Jim Smart
February 21, 2003

Most Mustang enthusiasts around Southern California's San Fernando Valley know Arnold Marks of Mustangs Etc. in Van Nuys. Arnold got into the classic Mustang parts and service business long before any of the big names we're familiar with opened their mail-order operations. Call it a passion-gone-obsession. Mustangs Etc. has been a smashing success story for nearly 30 years in an area that has accounted for at least 20 percent of new Mustang sales since 1964.

Because Arnold's business is also his passion, you might expect an interesting personal assortment of classic Mustangs. His collection is significant, including a couple of Boss Mustangs and a '66 GT convertible that once belonged to the late Frank Sinatra. The Sinatra Pony is a fascinating story all by itself because each member of the legendary Rat Pack received a '66 GT convertible from the studio they contracted with. Sinatra's Dark Ivy Green Metallic GT convertible is one of them. At press time, it was undergoing a full-scale restoration in Arnold's shop.

Arnold also has quite an inventory of classic Mustangs for sale. When you walk the corridors of his warehouses along Bessemer Street in Van Nuys, you see a stunning variety of rust-free, California-desert Mustang body parts spanning '65 to '73. We're talking hundreds of doors, fenders, hoods, decklids, front-end assemblies, body quarters, and more.

Arnold's personal collection includes this Rangoon Red 19641/2 convertible sporting the original matching-numbers 289 V-8. It is a five-bolt Hi-Po block married to a Top Loader four-speed. When Arnold is roaring down the freeway at 70 mph, the Hi-Po tachs 4,000 rpm, which indicates factory 4.11:1 gears inside a 9-inch case. When this Mustang was ordered, someone had acceleration in mind, or they ticked the incorrect axle ratio on the way to their optometrist. Whatever, they understood the significance of having solid-lifter, high-revving power under the hood.

The Hi-Po produces a factory-rated 271 hp at 6,000 rpm. It does this with an aggressive mechanical flat-tappet camshaft, stiffer valvesprings, a fully mechanical dual-point distributor, and an Autolite 4100 carburetor. It's a simple package bent on making power.

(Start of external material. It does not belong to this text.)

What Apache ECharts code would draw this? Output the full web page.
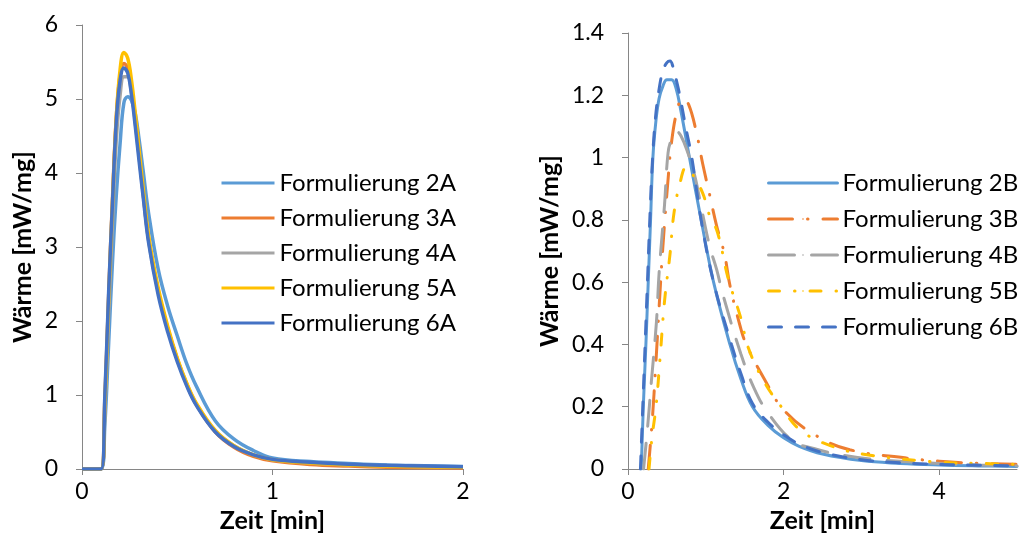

On the surface, this Mustang is a stone stocker except for the whitewall radial tires. But never judge a book by its cover. When it roars up a canyon road at wide-open throttle, it doesn't sound like the stereotypical Hi-Po. There's a familiar whine we associate more with late-model, Fox-body 5.0 Mustangs. This is the music and huff of Paxton's new NOVI supercharger for carbureted small-block Fords.

Arnold, who is a Paxton dealer, opted for Paxton's NOVI supercharger because it offers quick and affordable bolt-on performance for small-block Fords with carbureted induction systems. The NOVI blower gives Arnold's Hi-Po a crisp, instantaneous snap when the throttle is opened. Because the engine is built with 10.0:1 compression, Arnold must watch the boost closely. Recommended compression ratios for this blower are around 8.0:1 to 9.0:1 for optimum performance.

When you raise the hood, the Paxton NOVI supercharger looks sharp. So does the huge, polished cast-aluminum plenum that houses the factory Autolite 4100 carburetor. This is a blow-through application that force-feeds the carburetor with pressurized air for snappy performance. And that's just the way Arnold likes it.